Our love of the mall, however, was only met by our love of the music video—if anything could rival the hours we spent ogling Converse one stars at Foot Locker, it was the time spent glued to Videoflow. Those two adolescent obsessions rarely converged, but when they did, it was magical—as on the New Radicals’ one-hit wonder, “You Get What You Give.” We watched the video obsessively for four reasons: First, their singer was essentially the Canadian, Winners equivalent of Jamiroquai. Secondly, the kids in the vid looked exactly like us (if you never owned an Op Ivy tee, I’m sorry—you were never a teenager). Third, it executed adolescent metaphor perfectly: In its world, revolution was complete only when the suits were serving the kids ice cream. And fourth?
We were fucking bored. And the New Radicals distilled that boredom—that sense of universal mediocracy—so well, many automatically assumed they were Canadian. (“Is that the O.G. Woodbine Mall in that video?,” asked my co-worker Tyler Munro.) It isn’t—the band, in fact, was based in L.A.
But to the point: We pored over videos like “You Get What You Give” obsessively. And, in our less glamorous moments, we took style cues from it, too. Like what?

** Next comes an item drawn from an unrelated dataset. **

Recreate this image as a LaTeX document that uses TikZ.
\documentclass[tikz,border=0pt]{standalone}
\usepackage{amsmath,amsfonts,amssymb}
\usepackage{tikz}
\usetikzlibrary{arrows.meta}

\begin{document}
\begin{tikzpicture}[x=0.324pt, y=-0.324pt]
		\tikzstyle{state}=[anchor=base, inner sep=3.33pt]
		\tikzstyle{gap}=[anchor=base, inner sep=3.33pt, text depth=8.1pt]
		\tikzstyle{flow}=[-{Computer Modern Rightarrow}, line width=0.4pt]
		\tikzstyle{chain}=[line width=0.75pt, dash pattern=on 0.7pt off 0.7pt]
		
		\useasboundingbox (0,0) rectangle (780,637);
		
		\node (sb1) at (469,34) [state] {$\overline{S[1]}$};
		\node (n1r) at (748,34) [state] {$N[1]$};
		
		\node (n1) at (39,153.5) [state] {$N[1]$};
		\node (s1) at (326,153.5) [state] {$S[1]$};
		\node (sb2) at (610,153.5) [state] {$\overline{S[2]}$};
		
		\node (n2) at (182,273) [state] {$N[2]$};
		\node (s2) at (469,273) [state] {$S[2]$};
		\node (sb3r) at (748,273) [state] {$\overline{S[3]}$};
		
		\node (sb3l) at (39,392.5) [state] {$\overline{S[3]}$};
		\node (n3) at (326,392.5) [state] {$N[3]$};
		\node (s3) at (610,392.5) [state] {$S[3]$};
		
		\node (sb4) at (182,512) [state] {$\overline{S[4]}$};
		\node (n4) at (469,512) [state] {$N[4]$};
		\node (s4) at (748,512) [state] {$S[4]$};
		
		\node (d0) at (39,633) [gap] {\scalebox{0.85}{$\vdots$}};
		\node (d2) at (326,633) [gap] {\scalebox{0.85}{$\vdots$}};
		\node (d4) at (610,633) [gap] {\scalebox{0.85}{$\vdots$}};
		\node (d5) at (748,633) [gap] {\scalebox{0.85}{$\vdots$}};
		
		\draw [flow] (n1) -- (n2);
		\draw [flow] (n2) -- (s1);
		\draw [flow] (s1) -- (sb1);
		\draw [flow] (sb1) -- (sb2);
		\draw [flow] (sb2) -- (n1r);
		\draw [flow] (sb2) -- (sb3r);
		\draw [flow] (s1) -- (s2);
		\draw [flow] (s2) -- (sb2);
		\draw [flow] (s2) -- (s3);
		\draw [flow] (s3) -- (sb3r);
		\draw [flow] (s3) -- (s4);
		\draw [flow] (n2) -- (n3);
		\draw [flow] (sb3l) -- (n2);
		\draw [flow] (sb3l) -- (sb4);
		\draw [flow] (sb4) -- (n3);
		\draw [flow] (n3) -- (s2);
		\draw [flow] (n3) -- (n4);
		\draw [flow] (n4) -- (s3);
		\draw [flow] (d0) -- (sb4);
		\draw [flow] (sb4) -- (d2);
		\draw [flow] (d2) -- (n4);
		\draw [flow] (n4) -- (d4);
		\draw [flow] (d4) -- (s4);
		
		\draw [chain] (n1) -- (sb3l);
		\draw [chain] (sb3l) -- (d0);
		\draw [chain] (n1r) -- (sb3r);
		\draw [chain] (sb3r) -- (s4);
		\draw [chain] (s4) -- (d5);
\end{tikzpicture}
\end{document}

Great style isn’t seasonal
Which is precisely why you’d wear a Snug basketball jersey with a low-slung toque. That said, if it gets a little cold, don’t be afraid to toss an XXXL tee underneath the jersey. (’90s hardcore kids, stand up!) And, if we’re on the topic of toques, here’s how to wear ’em: If you can see any eyebrow, you’re doing it wrong.

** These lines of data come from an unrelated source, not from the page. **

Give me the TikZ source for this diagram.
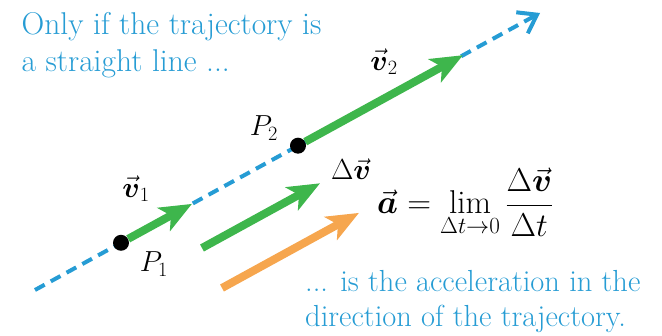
\documentclass[tikz,border=0pt]{standalone}
\usepackage{fix-cm}
\usepackage{amsmath}
\usepackage{fontspec}
\usetikzlibrary{arrows.meta, positioning}
\definecolor{trajblue}{RGB}{38,156,212}
\definecolor{velgreen}{RGB}{62,182,76}
\definecolor{accorange}{RGB}{246,166,78}
\newcommand{\bvec}[1]{\vec{\boldsymbol{#1}}}

\begin{document}
\begin{tikzpicture}[
  x=1pt, y=-1pt,
  traj/.style={trajblue, line width=4pt, dash pattern=on 11pt off 7pt,
               -{Straight Barb[length=17pt, width=24pt, line width=4pt]}},
  vel/.style={velgreen, line width=8pt,
              -{Stealth[length=32pt, width=26pt, inset=8pt]}},
  acc/.style={accorange, line width=8pt,
              -{Stealth[length=32pt, width=26pt, inset=8pt]}},
  dot/.style={circle, fill=black, inner sep=0pt, minimum size=16pt},
  lab/.style={inner sep=0pt, font=\fontsize{29}{31}\selectfont},
  note/.style={trajblue, align=left, inner sep=0pt, anchor=north west}
]
\useasboundingbox (0,0) rectangle (662,336);

% Trajectory
\coordinate (start) at (35,290);
\coordinate (end) at (540,13);
\coordinate (p1) at (121,242.8);
\coordinate (p2) at (298,145.7);
\draw[traj] (start) -- (end);

% Points on the trajectory
\node[dot] (P1) at (p1) {};
\node[dot] (P2) at (p2) {};

% Velocities
\coordinate (v1tip) at (192,203.9);
\coordinate (v2tip) at (463,55.2);
\draw[vel] (P1) -- (v1tip);
\draw[vel] (P2) -- (v2tip);

% Change of velocity and acceleration
\coordinate (dvtail) at (202,248);
\coordinate (dvtip) at (320,183.3);
\coordinate (acctail) at (222,288);
\coordinate (acctip) at (359,212.9);
\draw[vel] (dvtail) -- (dvtip);
\draw[acc] (acctail) -- (acctip);

% Labels
\node[lab] (V1) at (136,189) {$\bvec{v}_1$};
\node[lab] (V2) at (384,62) {$\bvec{v}_2$};
\node[lab] (LP1) at (154,264) {$P_1$};
\node[lab] (LP2) at (264,128) {$P_2$};
\node[lab] (DV) at (351,169) {$\Delta\bvec{v}$};
\node[lab, anchor=base west, font=\fontsize{33}{35}\selectfont] (EQ) at (377,214)
  {$\bvec{a} = \lim\limits_{\Delta t\to 0}\dfrac{\Delta\bvec{v}}{\Delta t}$};

% Notes
\node[note, font=\fontsize{31.5}{37.6}\selectfont] (TOP) at (21.5,12)
  {Only if the trajectory is\\a straight line ...};
\node[note, font=\fontsize{30.5}{35}\selectfont] (BOT) at (305,270.5)
  {... is the acceleration in the\\direction of the trajectory.};

\end{tikzpicture}
\end{document}
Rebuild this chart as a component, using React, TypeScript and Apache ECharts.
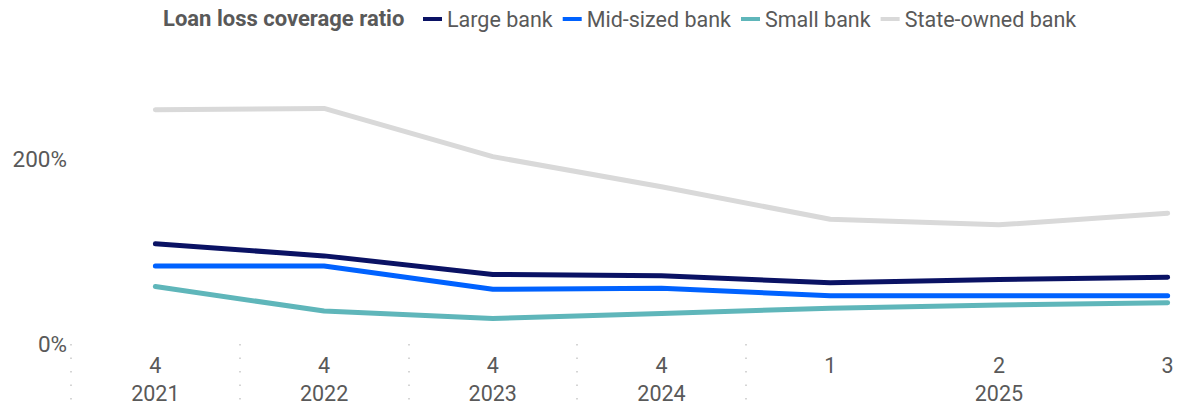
import React, { useEffect, useRef } from "react";
import * as echarts from "echarts";

const categories = ["2021Q4", "2022Q4", "2023Q4", "2024Q4", "2025Q1", "2025Q2", "2025Q3"];
const quarters = ["4", "4", "4", "4", "1", "2", "3"];
const years = ["2021", "2022", "2023", "2024", "", "2025", ""];

const largeBank = [108, 95, 75, 73.5, 66, 69.5, 72];
const midBank = [84, 84, 59, 60, 52, 52, 52];
const smallBank = [62, 35.5, 27.5, 33, 38.5, 42, 44.5];
const stateBank = [252.5, 254, 202, 169.5, 134.5, 128.5, 141];

const yTicks = [0, 200];

export default function App() {
  const ref = useRef<HTMLDivElement>(null);
  useEffect(() => {
    const chart = echarts.init(ref.current!, null, { renderer: "svg" });
    const font = "Roboto";
    const grey = "#595959";
    const mk = (name: string, data: number[], color: string, z: number) => ({
      name,
      type: "line",
      data,
      symbol: "none",
      z,
      lineStyle: { width: 5, color, cap: "round", join: "round" },
      itemStyle: { color },
    });
    chart.setOption({
      animation: false,
      textStyle: { fontFamily: font },
      title: {
        text: "Loan loss coverage ratio",
        left: 163,
        top: 7,
        padding: 0,
        textStyle: { fontFamily: font, fontSize: 22, fontWeight: "bold", color: grey },
      },
      legend: {
        left: 423,
        top: 8,
        padding: 0,
        icon: "rect",
        itemWidth: 19,
        itemHeight: 4,
        itemGap: 10,
        textStyle: { fontFamily: font, fontSize: 21.5, color: grey },
        data: ["Large bank", "Mid-sized bank", "Small bank", "State-owned bank"],
      },
      grid: { left: 71, top: 65.75, right: 0, height: 278.25 },
      xAxis: {
        type: "category",
        data: categories,
        boundaryGap: true,
        axisLine: { show: false },
        axisTick: {
          show: true,
          length: 66,
          interval: (index: number) => index <= 4,
          lineStyle: { color: "#c8c8c8", width: 1.5, type: [1.5, 12] },
        },
        axisLabel: {
          interval: 0,
          margin: 7.5,
          fontFamily: font,
          fontSize: 21.5,
          lineHeight: 28,
          color: grey,
          formatter: (_v: string, i: number) => quarters[i] + "\n" + years[i],
        },
      },
      yAxis: {
        type: "value",
        min: 0,
        max: 300,
        interval: 100,
        splitLine: { show: false },
        axisLine: { show: false },
        axisTick: { show: false },
        axisLabel: {
          margin: 4,
          fontFamily: font,
          fontSize: 22.5,
          color: grey,
          formatter: (v: number) => (yTicks.includes(v) ? v + "%" : ""),
        },
      },
      series: [
        mk("State-owned bank", stateBank, "#d9d9d9", 1),
        mk("Small bank", smallBank, "#5fb6ba", 2),
        mk("Mid-sized bank", midBank, "#0062ff", 3),
        mk("Large bank", largeBank, "#0a1264", 4),
      ],
    });
    return () => chart.dispose();
  }, []);
  return (
    <div style={{ width: 1183, height: 410, margin: -8, overflow: "hidden", position: "relative" }}>
      <div ref={ref} style={{ width: 1252, height: 410 }} />
    </div>
  );
}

The perfect form of rebellion is wearable on your face
We know now that piercings are tattoos for those who can’t commit to tattoos. Nonetheless, for a spell, the iconic eyebrow ring, especially paired with with a low-slung backwards cap, was to youth culture as jumping off high shit is to Red Bull. The next time you see a twenty- or thirty-something wearing a drooping, decades-old eyebrow ring, stop to acknowledge their countercultural edginess. They, after all, own garages stuffed full of rusted mountain bikes and dog-eared copies of Naomi Klein’s No Logo.
When it comes to pants, size matters
There were two ways to wear your massively oversized pants: The thrifty could buy 48-waist pants and cinch them with a belt. Or, for the bourgeois among us, there were pants made deliberately plus-sized by labels like Mod Robes, Snug and, of course, JNCO. The lesson we learned from the New Radicals? Wear ’em loud, wear ’em… large.
Break all the rules
Look at dude on the left. He’s breaking all the rules. Who said you can’t wear pajama pants in public? Who made up those rules? Legislators? Lawyers? Your dad? The inventors of the 666 chip? WAKE UP, SHEEPLE.

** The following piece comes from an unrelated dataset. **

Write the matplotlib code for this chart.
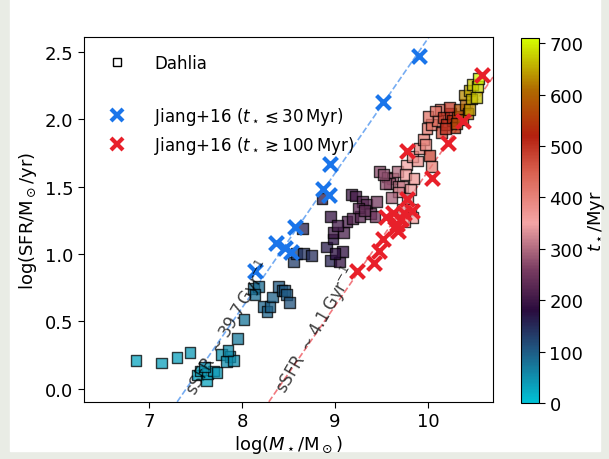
import numpy as np
import matplotlib.pyplot as plt
from matplotlib.colors import LinearSegmentedColormap
from matplotlib.lines import Line2D
from matplotlib.patches import Rectangle

plt.rcParams['font.family'] = ['DejaVu Sans']
plt.rcParams['mathtext.fontset'] = 'dejavusans'

# Dahlia galaxies: log stellar mass, log SFR, stellar age (Myr)
dahlia_logm = [6.86, 7.13, 7.30, 7.44, 7.52, 7.55, 7.62, 7.63, 7.69, 7.73, 7.60, 7.78, 7.87, 7.83, 7.91, 7.85,
               7.95, 8.02, 8.12, 8.18, 8.23, 8.27, 8.30, 8.33, 8.39, 8.43, 8.46, 8.48, 8.51, 8.14,
               8.55, 8.59, 8.66, 8.75, 8.65, 8.86, 8.91, 8.95, 8.98, 9.05, 9.08, 9.00,
               8.98, 9.09, 8.95, 9.13, 9.19, 9.27, 9.18, 9.22, 9.30, 9.34, 9.38, 9.43, 9.45, 9.25, 9.32, 9.03,
               9.48, 9.56, 9.62, 9.67, 9.59, 9.54, 9.52, 9.68, 9.73, 9.68, 9.61,
               9.77, 9.81, 9.78, 9.81, 9.84, 9.75, 9.72, 9.76, 9.85, 9.83, 9.89,
               9.91, 9.95, 9.99, 10.02, 10.04, 10.04, 10.10, 9.97, 10.00, 10.13, 10.08, 10.15,
               10.17, 10.20, 10.24, 10.26, 10.29, 10.19, 10.32, 10.23,
               10.34, 10.37, 10.40, 10.43, 10.31, 10.39,
               10.45, 10.48, 10.53, 10.54, 10.47, 10.52, 10.45]
dahlia_logsfr = [0.21, 0.19, 0.23, 0.27, 0.10, 0.13, 0.06, 0.11, 0.13, 0.12, 0.16, 0.25, 0.24, 0.20, 0.21, 0.28,
                 0.37, 0.51, 0.74, 0.76, 0.61, 0.57, 0.61, 0.68, 0.76, 0.73, 0.73, 0.70, 0.64, 0.70,
                 0.94, 1.00, 1.00, 0.99, 1.19, 1.41, 1.05, 0.95, 1.11, 0.94, 1.02, 1.00,
                 1.16, 1.16, 1.28, 1.24, 1.26, 1.28, 1.44, 1.43, 1.39, 1.37, 1.30, 1.28, 1.39, 1.34, 1.32, 1.21,
                 1.61, 1.57, 1.56, 1.61, 1.52, 1.52, 1.59, 1.50, 1.50, 1.46, 1.42,
                 1.66, 1.48, 1.41, 1.33, 1.27, 1.24, 1.33, 1.59, 1.56, 1.72, 1.69,
                 1.78, 1.85, 1.93, 1.73, 1.65, 1.96, 1.99, 1.81, 2.02, 2.07, 2.06, 1.90,
                 2.01, 1.96, 2.04, 1.99, 1.94, 1.93, 2.02, 2.09,
                 2.07, 2.00, 2.11, 2.04, 1.97, 2.18,
                 2.21, 2.26, 2.24, 2.30, 2.15, 2.16, 2.07]
dahlia_age = [30, 35, 35, 40, 25, 30, 30, 35, 40, 40, 45, 45, 50, 50, 50, 55,
              70, 75, 85, 85, 90, 90, 95, 95, 100, 100, 105, 100, 110, 80,
              130, 130, 140, 145, 160, 170, 165, 160, 175, 190, 185, 180,
              200, 210, 190, 215, 220, 225, 200, 210, 220, 230, 240, 250, 255, 225, 235, 205,
              270, 280, 290, 300, 285, 275, 275, 310, 320, 330, 290,
              350, 345, 340, 350, 355, 350, 340, 360, 365, 370, 375,
              390, 400, 410, 480, 400, 430, 440, 395, 420, 440, 430, 470,
              500, 510, 520, 530, 540, 500, 550, 490,
              580, 590, 600, 620, 570, 630,
              650, 670, 680, 700, 660, 670, 640]

# Jiang+16 young (t < 30 Myr)
young_logm = [8.14, 8.37, 8.46, 8.53, 8.57, 8.87, 8.94, 8.95, 9.52, 9.90]
young_logsfr = [0.87, 1.08, 1.04, 1.01, 1.20, 1.48, 1.44, 1.67, 2.13, 2.47]

# Jiang+16 old (t > 100 Myr)
old_logm = [9.24, 9.42, 9.47, 9.52, 9.55, 9.62, 9.67, 9.71, 9.65, 9.74, 9.77, 9.83, 9.78, 10.04,
            10.22, 10.38, 10.58, 9.68]
old_logsfr = [0.87, 0.93, 1.02, 1.11, 1.27, 1.30, 1.22, 1.26, 1.19, 1.30, 1.41, 1.32, 1.76, 1.56,
              1.82, 1.99, 2.33, 1.17]

ssfr_young = 39.7  # Gyr^-1
ssfr_old = 4.1

cmap = LinearSegmentedColormap.from_list('age', [
    (0.0, '#00c2d6'), (100 / 710, '#1f5a84'), (180 / 710, '#2a0b3d'),
    (260 / 710, '#7a3d62'), (350 / 710, '#f4a5a5'), (450 / 710, '#d9604f'),
    (520 / 710, '#b3200f'), (610 / 710, '#b06a00'), (1.0, '#d4ff00')])

fig = plt.figure(figsize=(6.09, 4.60), dpi=100, facecolor='#e9ece5')
fig.patches.append(Rectangle((10 / 609, 8 / 460), 590 / 609, 452 / 460,
                             transform=fig.transFigure, color='white', zorder=-1))
ax = fig.add_axes([84 / 609, 57 / 460, 409 / 609, 365 / 460])
cax = fig.add_axes([521 / 609, 56 / 460, 18 / 609, 365 / 460])

xx = np.array([6.3, 10.7])
ax.plot(xx, xx + np.log10(ssfr_young * 1e-9), ls='--', color='#1a75ea', alpha=0.6, lw=1.2, zorder=1)
ax.plot(xx, xx + np.log10(ssfr_old * 1e-9), ls='--', color='#e8202a', alpha=0.6, lw=1.2, zorder=1)

sc = ax.scatter(dahlia_logm, dahlia_logsfr, c=dahlia_age, cmap=cmap, vmin=0, vmax=710,
                marker='s', s=60, edgecolors='k', linewidths=1, alpha=0.75, zorder=2)
ax.scatter(young_logm, young_logsfr, marker='x', s=100, linewidths=3, color='#1a75ea', zorder=3)
ax.scatter(old_logm, old_logsfr, marker='x', s=100, linewidths=3, color='#e8202a', zorder=3)

ax.text(7.86, 0.46, r'sSFR $\sim 39.7\,$Gyr$^{-1}$', rotation=60, rotation_mode='anchor',
        ha='center', va='center', fontsize=12, color='k', alpha=0.75)
ax.text(8.80, 0.44, r'sSFR $\sim 4.1\,$Gyr$^{-1}$', rotation=60, rotation_mode='anchor',
        ha='center', va='center', fontsize=12, color='k', alpha=0.75)

ax.set_xlim(6.3, 10.7)
ax.set_ylim(-0.1, 2.61)
ax.set_xticks([7, 8, 9, 10])
ax.set_yticks([0, 0.5, 1.0, 1.5, 2.0, 2.5])
ax.set_yticklabels(['0.0', '0.5', '1.0', '1.5', '2.0', '2.5'])
ax.tick_params(labelsize=13, length=4)
ax.set_xlabel(r'log($M_\star$/M$_\odot$)', fontsize=13, labelpad=2)
ax.set_ylabel(r'log(SFR/M$_\odot$/yr)', fontsize=13, labelpad=4)

handles = [
    Line2D([], [], marker='s', ls='none', mfc='white', mec='k', ms=6, label='Dahlia'),
    Line2D([], [], ls='none', label=' '),
    Line2D([], [], marker='x', ls='none', mec='#1a75ea', mew=3, ms=8,
           label=r'Jiang+16 ($t_\star \lesssim 30\,$Myr)'),
    Line2D([], [], marker='x', ls='none', mec='#e8202a', mew=3, ms=8,
           label=r'Jiang+16 ($t_\star \gtrsim 100\,$Myr)'),
]
ax.legend(handles=handles, loc='upper left', frameon=False, fontsize=12,
          labelspacing=0.45, handletextpad=1.2, borderaxespad=0.6)

cb = fig.colorbar(sc, cax=cax)
cb.solids.set_alpha(1)
cb.set_ticks([0, 100, 200, 300, 400, 500, 600, 700])
cb.ax.tick_params(labelsize=13, length=4)
cb.set_label(r'$t_\star$/Myr', fontsize=13, labelpad=2)

fig.savefig('out.png', dpi=100, facecolor=fig.get_facecolor())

UV protection is for suckers
Sunglasses don’t need to have a purpose—they’re an accessory. So, wear a pair that betray their original purpose—may we suggest a pair tinted yellow, blue, or pink? They accessorize wonderfully with a dude rocking Kevin-from-Backstreet-Boys eyebrows.
You can have Kangol tastes with a Big It Up budget
The faithful bucket hat has seen a resurgence, no small thanks to Schoolboy Q and the legions of streetwear companies catering to his fans’ tastes. But in the 1990s, the bucket was indisputably owned by Jamiroquai. But it took some serious cojones (and cash) to rock a fuzzy pink number. For everyone else, there’s the New Radicals’ sad, striped olive-green bucket, which, inexplicably, is the star of “You Always Get What You Give.”
Kill the squares, keep the mall weird
These are squares. They wear ill-fitting, nameless Tip Top Tailors suits. And when the revolution happens, these are the people who’ll be serving us Icees.
Statement hair can playfully subvert your wardrobe
Listen, we hate squares as much as anyone. But the harsh reality is, if you ever want to move out of your mom’s basement, you’ll need to get a job. And the capitalist shitfuck world sometimes requires that you conform to their bullshit uniform. But they’ll never kill your spirit, or your right to self-expression. So sure, wear that suit if you must. It’ll fool the squares into thinking you’re one of them, but your centre-parted coiffe is a firm reminder that you’re no working stiff: you are down as fuck.
The ultimate style essential: the ringer tee
Flip through the pages ofGQor Esquire orSharp,and you’ll find plenty of proclamations about style essentials: The fitted white tee, they’d say, is a staple in any man’s wardrobe—if it’s good enough for James Dean, they say, it’s good enough for us. A navy suit, meanwhile, is a must: in full form, it’s fit for the law firm, but lose the blazer, and it’s caj enough for happy-hour merriment. Brown wingtips? Absolutely non-negotiable, and with proper care (think: a cedar shoe tree), they’ll be part footwear, part heirloom.
Those are lies. All lies. The only thing you need is a blue ringer tee, because IF IT’S GOOD ENOUGH FOR HAYDEN DESSER IT IS SURE AS SHIT GOOD ENOUGH FOR YOU.
WTF is this bunny?
A bunny suit, like a clown wig, will bring levity to the dourest situation. It’s a must for any serious-minded sartorialist’s walk-in closet.